Kat’s fingernails pierced Andrew’s skin. “We have to do something.”
The others had already come running, but by the time they reached the garage, Anna had made it to the door. She dragged Patrick bodily behind her, nearly lifting him off his feet even though he was easily twice her size. “One of the rafters went,” she ground out.
A wide strip of the shirt covering his upper back had been burned away, revealing red, blistered skin beneath. “We need to get him to the clinic,” Andrew told her.
“And you,” Jackson cut in. “There’s a hole in your shoulder.”
Andrew had forgotten again. “I can barely feel it.” Then again, that might not be a good thing. “We can handle arrangements for—for all this on the way.”
Arrangements. A nice, bland way of talking about covering their tracks, but reality was reality, and sometimes it was necessary. They could never walk away from a fight clean and free, with no worry about exposure or what came next.
r /> Kat’s hand slid into his, and he closed his fingers around hers. “Let’s go.”
Chapter Twenty-Three
It took Sera, Mackenzie and half a bar of soap to get Kat clean.

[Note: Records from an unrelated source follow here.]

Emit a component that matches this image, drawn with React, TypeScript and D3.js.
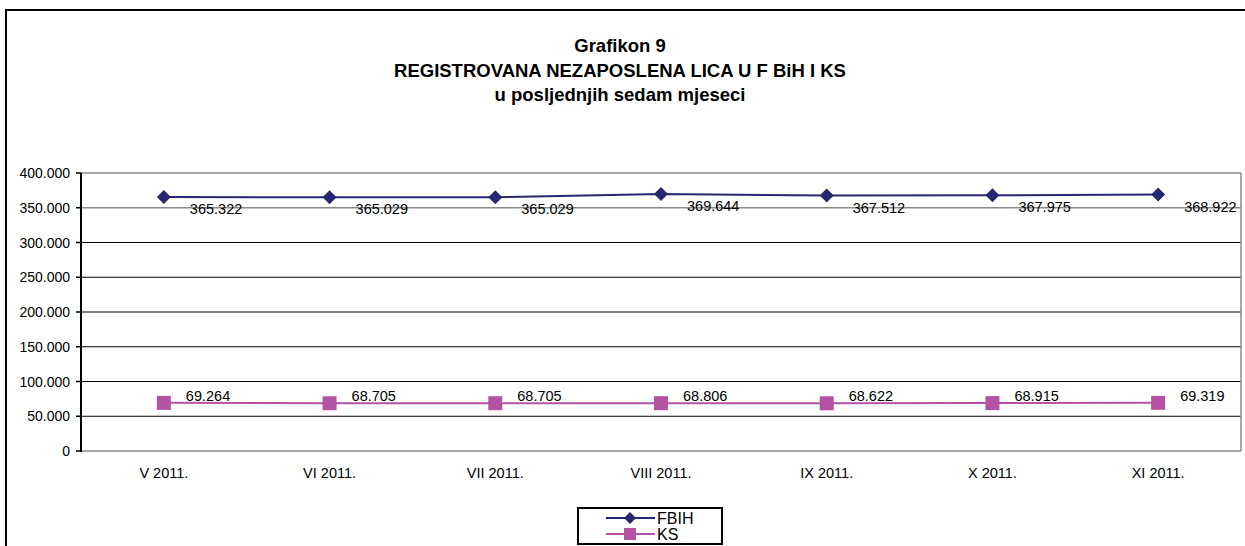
import React from "react";
import * as d3 from "d3";

const months = ["V 2011.", "VI 2011.", "VII 2011.", "VIII 2011.", "IX 2011.", "X 2011.", "XI 2011."];
const fbih = [365322, 365029, 365029, 369644, 367512, 367975, 368922];
const ks = [69264, 68705, 68705, 68806, 68622, 68915, 69319];
const yTicks = [0, 50000, 100000, 150000, 200000, 250000, 300000, 350000, 400000];
const titleLines = ["Grafikon 9", "REGISTROVANA NEZAPOSLENA LICA U F BiH I KS", "u posljednjih sedam mjeseci"];

const W = 1245;
const H = 546;
const FONT = "'Liberation Sans', Arial, sans-serif";
const NAVY = "#27276f";
const PINK = "#b452a3";

const fmt = (v: number) => d3.format(",")(v).replace(/,/g, ".");

const App = () => {
  const left = 81;
  const right = 1241;
  const top = 173;
  const bottom = 451;

  const x = d3.scaleBand<string>().domain(months).range([left, right]);
  const y = d3.scaleLinear().domain([0, 400000]).range([bottom, top]);
  const cx = (m: string) => (x(m) as number) + x.bandwidth() / 2;

  const line = d3
    .line<number>()
    .x((_, i) => cx(months[i]))
    .y((d) => y(d));

  const diamond = (px: number, py: number, r: number) =>
    `M${px},${py - r}L${px + r},${py}L${px},${py + r}L${px - r},${py}Z`;

  return (
    <svg width={W} height={H} style={{ position: "absolute", left: 0, top: 0, display: "block" }} fontFamily={FONT}>
      <rect x={0} y={0} width={W} height={H} fill="#fff" />
      {/* outer frame (cropped at right and bottom) */}
      <rect x={6} y={10} width={1400} height={700} fill="none" stroke="#000" strokeWidth={2} />

      {titleLines.map((t, i) => (
        <text key={t} x={620} y={52 + i * 24.5} textAnchor="middle" fontSize={18.5} fontWeight="bold" fill="#000">
          {t}
        </text>
      ))}

      {/* gridlines */}
      {yTicks.map((t) => (
        <line
          key={t}
          x1={left}
          x2={right}
          y1={y(t)}
          y2={y(t)}
          stroke={t >= 350000 || t === 0 ? "#8a8a8a" : "#000"}
          strokeWidth={t >= 350000 || t === 0 ? 1.5 : 1}
        />
      ))}
      {/* right border of plot area */}
      <line x1={right} x2={right} y1={top} y2={bottom} stroke="#8a8a8a" strokeWidth={1.5} />

      {/* y axis */}
      <line x1={left} x2={left} y1={top} y2={bottom + 1} stroke="#000" strokeWidth={2} />
      {yTicks.map((t) => (
        <g key={"t" + t}>
          <line x1={left - 5} x2={left} y1={y(t)} y2={y(t)} stroke="#000" strokeWidth={1.5} />
          <text x={70} y={y(t) + 5} textAnchor="end" fontSize={14} fill="#000">
            {t === 0 ? "0" : fmt(t)}
          </text>
        </g>
      ))}

      {/* x labels */}
      {months.map((m) => (
        <text key={m} x={cx(m)} y={478} textAnchor="middle" fontSize={14.5} fill="#000">
          {m}
        </text>
      ))}

      {/* FBIH series */}
      <path d={line(fbih) || ""} fill="none" stroke={NAVY} strokeWidth={2} />
      {fbih.map((v, i) => (
        <g key={"f" + i}>
          <path d={diamond(cx(months[i]), y(v), 7)} fill={NAVY} />
          <text x={cx(months[i]) + 26} y={y(v) + 17} fontSize={14.5} fill="#000">
            {fmt(v)}
          </text>
        </g>
      ))}

      {/* KS series */}
      <path d={line(ks) || ""} fill="none" stroke={PINK} strokeWidth={2} />
      {ks.map((v, i) => (
        <g key={"k" + i}>
          <rect x={cx(months[i]) - 7} y={y(v) - 7} width={14} height={14} fill={PINK} />
          <text x={cx(months[i]) + 22} y={y(v) - 2} fontSize={14.5} fill="#000">
            {fmt(v)}
          </text>
        </g>
      ))}

      {/* legend */}
      <rect x={578} y={508} width={144} height={36} fill="#fff" stroke="#000" strokeWidth={2} />
      <line x1={606} x2={655} y1={518} y2={518} stroke={NAVY} strokeWidth={2} />
      <path d={diamond(630, 518, 6)} fill={NAVY} />
      <text x={657} y={524} fontSize={16} fill="#000">FBIH</text>
      <line x1={606} x2={655} y1={534} y2={534} stroke={PINK} strokeWidth={2} />
      <rect x={624} y={528} width={12} height={12} fill={PINK} />
      <text x={657} y={540} fontSize={16} fill="#000">KS</text>
    </svg>
  );
};

export default App;
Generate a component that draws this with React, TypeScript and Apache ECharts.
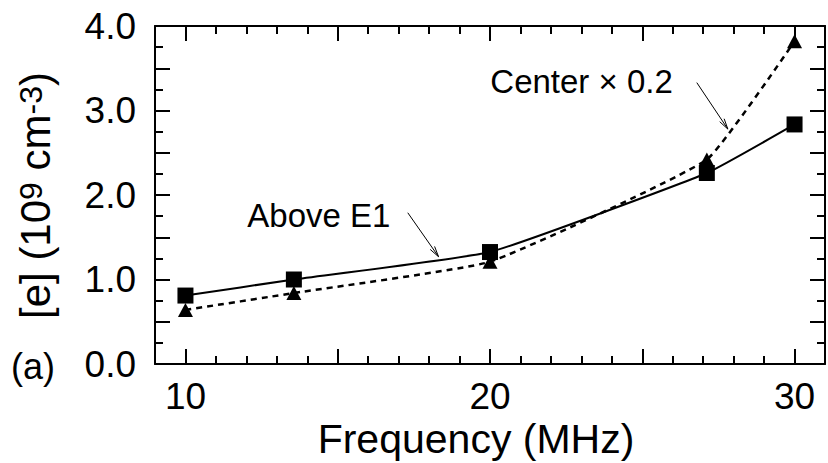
import React, { useEffect, useRef } from "react";
import * as echarts from "echarts";

const FONT = '"Liberation Sans", Arial, Helvetica, sans-serif';

// Data (MHz, 10^9 cm^-3)
const frequencies = [10, 13.56, 20, 27.12, 30];
const aboveE1 = [0.81, 1.0, 1.325, 2.26, 2.835];
const centerScaled = [0.64, 0.84, 1.21, 2.42, 3.82];

// Axis ranges / tick steps / labels
const X_MIN = 9;
const X_MAX = 31;
const Y_MIN = 0;
const Y_MAX = 4;
const X_MAJOR_STEP = 5;
const X_MINOR_STEP = 1;
const Y_MAJOR_STEP = 0.5;
const Y_MINOR_STEP = 0.25;
const xLabelValues = [10, 20, 30];
const yLabelValues = [0, 1, 2, 3, 4];

// Annotations in data coordinates
const annotationTexts = ["Above E1", "Center × 0.2"];
const annotationTextAt = [
  [12.03, 1.763],
  [20.01, 3.34],
];
const annotationTails = [
  [17.3, 1.79],
  [26.79, 3.33],
];
const annotationTips = [
  [18.31, 1.27],
  [27.81, 2.78],
];

const near = (a: number, b: number) => Math.abs(a - b) < 1e-6;

function xAxisDef(position: string, step: number, len: number, showLine: boolean, labels?: number[]) {
  // Major ticks (step 5) are produced by the nice-tick algorithm (not counted from min = 9),
  // minor ticks (step 1) use an explicit interval since min is a multiple of 1.
  const stepOpts =
    step === X_MINOR_STEP ? { interval: step } : { minInterval: step, maxInterval: step, splitNumber: 5 };
  return {
    type: "value",
    gridIndex: 0,
    position,
    min: X_MIN,
    max: X_MAX,
    ...stepOpts,
    splitLine: { show: false },
    axisLine: { show: showLine, onZero: false, lineStyle: { color: "#000", width: 2 } },
    axisTick: {
      show: true,
      inside: true,
      length: len,
      lineStyle: { color: "#000", width: 2 },
    },
    axisLabel: labels
      ? {
          show: true,
          showMinLabel: true,
          showMaxLabel: true,
          hideOverlap: false,
          formatter: (v: number) => (labels.some((l) => near(l, v)) ? String(v) : ""),
          fontSize: 37,
          fontFamily: FONT,
          color: "#000",
          margin: 14,
        }
      : { show: false },
  };
}

function yAxisDef(position: string, step: number, len: number, showLine: boolean, labels?: number[]) {
  return {
    type: "value",
    gridIndex: 0,
    position,
    min: Y_MIN,
    max: Y_MAX,
    interval: step,
    splitLine: { show: false },
    axisLine: { show: showLine, onZero: false, lineStyle: { color: "#000", width: 2 } },
    axisTick: {
      show: true,
      inside: true,
      length: len,
      lineStyle: { color: "#000", width: 2 },
    },
    axisLabel: labels
      ? {
          show: true,
          showMinLabel: true,
          showMaxLabel: true,
          hideOverlap: false,
          formatter: (v: number) => (labels.some((l) => near(l, v)) ? v.toFixed(1) : ""),
          fontSize: 37,
          fontFamily: FONT,
          color: "#000",
          margin: 19,
          padding: [5, 0, 0, 0],
        }
      : { show: false },
  };
}

export default function App() {
  const ref = useRef<HTMLDivElement>(null);

  useEffect(() => {
    if (!ref.current) return;
    const chart = echarts.init(ref.current, undefined, { renderer: "svg" });

    chart.setOption({
      animation: false,
      backgroundColor: "#fff",
      grid: { left: 155, top: 26, width: 676, height: 338, containLabel: false },
      xAxis: [
        xAxisDef("bottom", X_MAJOR_STEP, 15, true, xLabelValues),
        xAxisDef("top", X_MAJOR_STEP, 15, true),
        xAxisDef("bottom", X_MINOR_STEP, 8, false),
        xAxisDef("top", X_MINOR_STEP, 8, false),
      ],
      yAxis: [
        yAxisDef("left", Y_MAJOR_STEP, 15, true, yLabelValues),
        yAxisDef("right", Y_MAJOR_STEP, 15, true),
        yAxisDef("left", Y_MINOR_STEP, 8, false),
        yAxisDef("right", Y_MINOR_STEP, 8, false),
      ],
      series: [
        {
          name: "Center x 0.2",
          type: "line",
          xAxisIndex: 0,
          yAxisIndex: 0,
          data: frequencies.map((f, i) => [f, centerScaled[i]]),
          smooth: 0.12,
          symbol: "triangle",
          symbolSize: [15, 14],
          itemStyle: { color: "#000" },
          lineStyle: { color: "#000", width: 2.5, type: [6, 5] },
          z: 2,
        },
        {
          name: "Above E1",
          type: "line",
          xAxisIndex: 0,
          yAxisIndex: 0,
          data: frequencies.map((f, i) => [f, aboveE1[i]]),
          smooth: 0.12,
          symbol: "rect",
          symbolSize: 16,
          itemStyle: { color: "#000" },
          lineStyle: { color: "#000", width: 2, type: "solid" },
          z: 3,
        },
      ],
    });

    const toPx = (p: number[]) => chart.convertToPixel({ seriesIndex: 0 }, p) as number[];
    const graphics: any[] = [];
    annotationTexts.forEach((t, i) => {
      const tp = toPx(annotationTextAt[i]);
      const tail = toPx(annotationTails[i]);
      const tip = toPx(annotationTips[i]);
      graphics.push({
        type: "text",
        x: tp[0],
        y: tp[1],
        style: {
          text: t,
          fontSize: 33,
          fontFamily: FONT,
          fill: "#000",
          align: "left",
          verticalAlign: "middle",
        },
      });
      graphics.push({
        type: "line",
        shape: { x1: tail[0], y1: tail[1], x2: tip[0], y2: tip[1] },
        style: { stroke: "#000", lineWidth: 1 },
      });
      const dx = tail[0] - tip[0];
      const dy = tail[1] - tip[1];
      const L = Math.hypot(dx, dy);
      const ux = dx / L;
      const uy = dy / L;
      const ang = (14 * Math.PI) / 180;
      const len = 11;
      [ang, -ang].forEach((a) => {
        const rx = ux * Math.cos(a) - uy * Math.sin(a);
        const ry = ux * Math.sin(a) + uy * Math.cos(a);
        graphics.push({
          type: "line",
          shape: { x1: tip[0], y1: tip[1], x2: tip[0] + rx * len, y2: tip[1] + ry * len },
          style: { stroke: "#000", lineWidth: 1 },
        });
      });
    });

    graphics.push({
      type: "text",
      x: 476,
      y: 439,
      style: {
        text: "Frequency (MHz)",
        fontSize: 41,
        fontFamily: FONT,
        fill: "#000",
        align: "center",
        verticalAlign: "middle",
      },
    });
    graphics.push({
      type: "text",
      x: 33,
      y: 366,
      style: {
        text: "(a)",
        fontSize: 36,
        fontFamily: FONT,
        fill: "#000",
        align: "center",
        verticalAlign: "middle",
      },
    });
    graphics.push({
      type: "text",
      x: 35.5,
      y: 195.5,
      rotation: Math.PI / 2,
      style: {
        text: "{m|[e] (10}{s|9}{m| cm}{s|-3}{m|)}",
        align: "center",
        verticalAlign: "middle",
        fill: "#000",
        rich: {
          m: { fontSize: 42, fontFamily: FONT, fill: "#000", lineHeight: 42 },
          s: { fontSize: 32, fontFamily: FONT, fill: "#000", lineHeight: 12, verticalAlign: "top" },
        },
      },
    });

    chart.setOption({ graphic: graphics });

    return () => chart.dispose();
  }, []);

  return (
    <div
      ref={ref}
      style={{ position: "absolute", left: 0, top: 0, width: 828, height: 463, background: "#fff" }}
    />
  );
}
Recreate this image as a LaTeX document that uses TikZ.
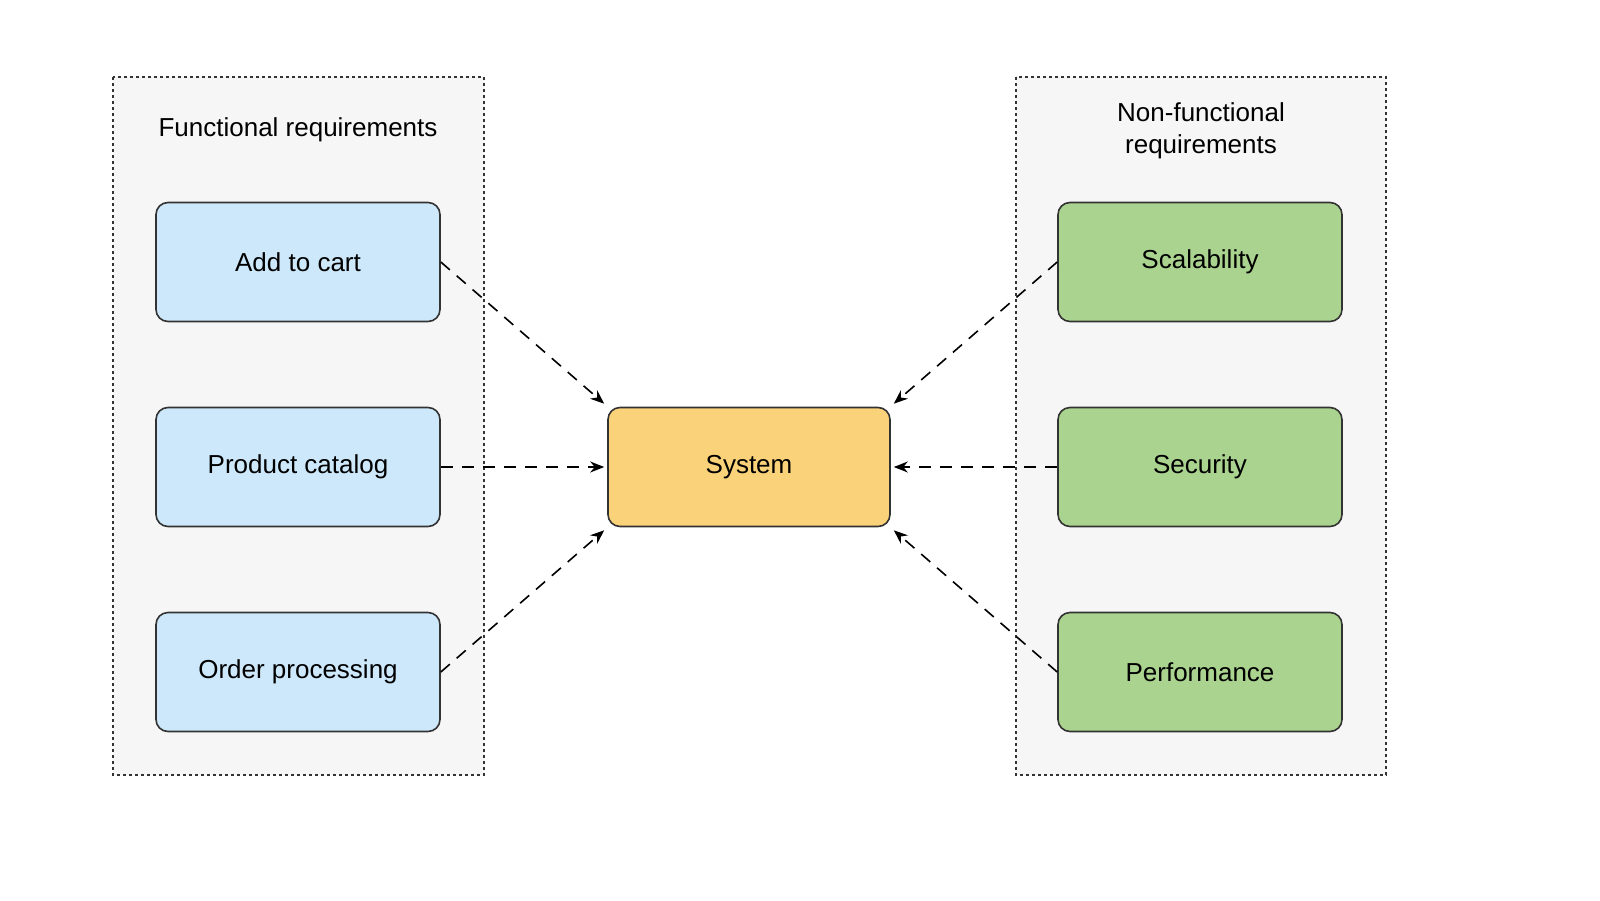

She ended up in the shower at the clinic, stripped to her bra and panties as the two women helped her scrub dried blood from her skin. Jackson had sprung the locks on the handcuffs before they made it back to New Orleans, but the damage was already done.
Kat winced her way through a haphazard bandaging before Sera dragged her under the spray. Then she stretched her aching hands out in front of her and watched through a dream as the pinkish water circled the drain until it finally ran clear.
Sera braided her damp hair while Mackenzie found her a pair of scrubs to wear. By the time she had her wrists clean and redressed, Andrew appeared, his own bandage just peeking out of the neckline of his T-shirt.
He took her hand and lifted it, studying her wrist. “Okay?”
“I’ll be fine.” Everything felt distant—surreal—except for the brush of his fingers. Shivering, she leaned into him. “I think I have a new understanding of pain now.”
“Julio’s going to be fine,” he whispered. “Most of the wounds are already healing.”
The wounds were the least of it, and they both knew it. Julio’s berserk frenzy had exhausted his body, but it had taken Sera’s touch to lead him back to sanity. The magic of a true submissive shapeshifter, the power to balance rage with gentle acceptance. Sera might be trapped into obedience, but the true dominants—the good ones—were just as bound by their need to protect her.
Not so different from the balance between herself and Andrew, Kat supposed, though so much cleaner.
She and Andrew would always be tangled up in an edge of danger and the knowledge that they could hurt each other. It had taken her this long to realize it didn’t matter. They were creatures of instinct, both of them, and their first impulse would be to keep each other safe.